Cette prestation a été chiffrée à la somme de 74.003,60 € TTC dans un devis produit par la société [K].

En complément de ce devis, l'expert prévoit les prestations complémentaires suivantes :

- isolation thermique et acoustique complémentaire, nécessaire au périmètre des menuiseries extérieures pour un montant de 10.362 € TTC suivant devis de la société Antunes Plâtrerie en date du 15 octobre 2018,

- isolation du comble avec une trappe d'accès suivant devis établi par la société Gironde Bâtiment en date du 12 décembre 2019 pour un montant de 1.562,40 € TTC,

- dépose et repose des coffres de volets roulants avec façonnage de ces derniers et mise en place d'un joint étanche.
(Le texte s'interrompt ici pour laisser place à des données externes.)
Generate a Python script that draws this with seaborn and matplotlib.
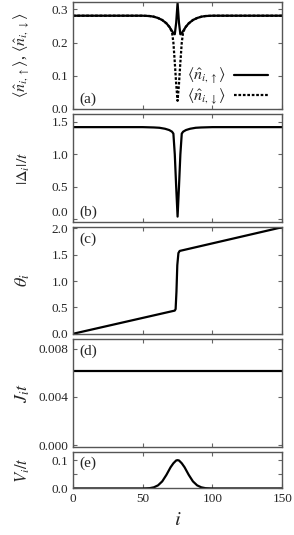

Ces prestations sont évaluées à la somme de 3.420 € TTC.

33. Ces évaluations ne sont pas contestées de même que la société Maf ne conteste pas devoir sa garantie.

Le jugement sera donc confirmé en ce qu'il a mis à la charge de cette dernière, in solidum avec la sarl Acg Architecture, la somme totale de 87 922,60 € TTC avec indexation.

Pour ce qui concerne le préjudice de jouissance subi pendant la réalisation des travaux, les époux [Y] sollicitent une somme de 5000 € alors que le tribunal ne leur a alloué que celle de 1 000 € au motif que la gêne sera minime, seuls quelques meubles devant être déplacés et à protéger, les travaux se déroulant pour l'essentiel à l'extérieur.

La sarl Acg et la société Maf concluent au rejet de la demande.

Il convient de confirmer le jugement car même si les travaux se dérouleront à l'extérieur, il en résultera inévitablement une gêne dans la vie quotidienne des occupants.

Il résulte de ce qui précède que sont mis hors de cause les autres parties à l'instance.

Il n'apparaît pas inéquitable d'accorder aux époux [Y], en cause d'appel, la somme de 2 500 € par application de l'article 700 du code de procédure civile .

Les dispositions du jugement frappé d'appel sur ce point seront confirmées.

Il ne sera pas fait application de ce texte pour le surplus.

PAR CES MOTIFS

Confirme le jugement du tribunal judiciaire de Bordeaux du 17 mai 2022 en toutes ses dispositions sauf en ce qu'il a accordé la somme de 1 000 € en réparation du préjudice de jouissance subi du fait de la chaleur excessive régnant dans la mezzanine;

Statuant à nouveau de ce seul chef,

Condamne in solidum la sarl Acg Architecture et la société Maf à payer aux époux [Y] la somme de 5 400 € en réparation du préjudice de jouissance subi du fait de la chaleur excessive régnant dans la mezzanine;

Y ajoutant,

Condamne in solidum la sarl Acg Architecture et la société Maf à payer aux époux [Y] la somme de 2 500 €par application de l'article 700 du code de procédure civile ainsi qu'aux dépens d'appel.

Dit n'y avoir lieu de faire application de ce texte pour le surplus.

Le présent arrêt a été signé par Monsieur Jacques BOUDY, président, et par Madame Marie-Laure MIQUEL, greffier, auquel la minute de la décision a été remise par le magistrat signataire.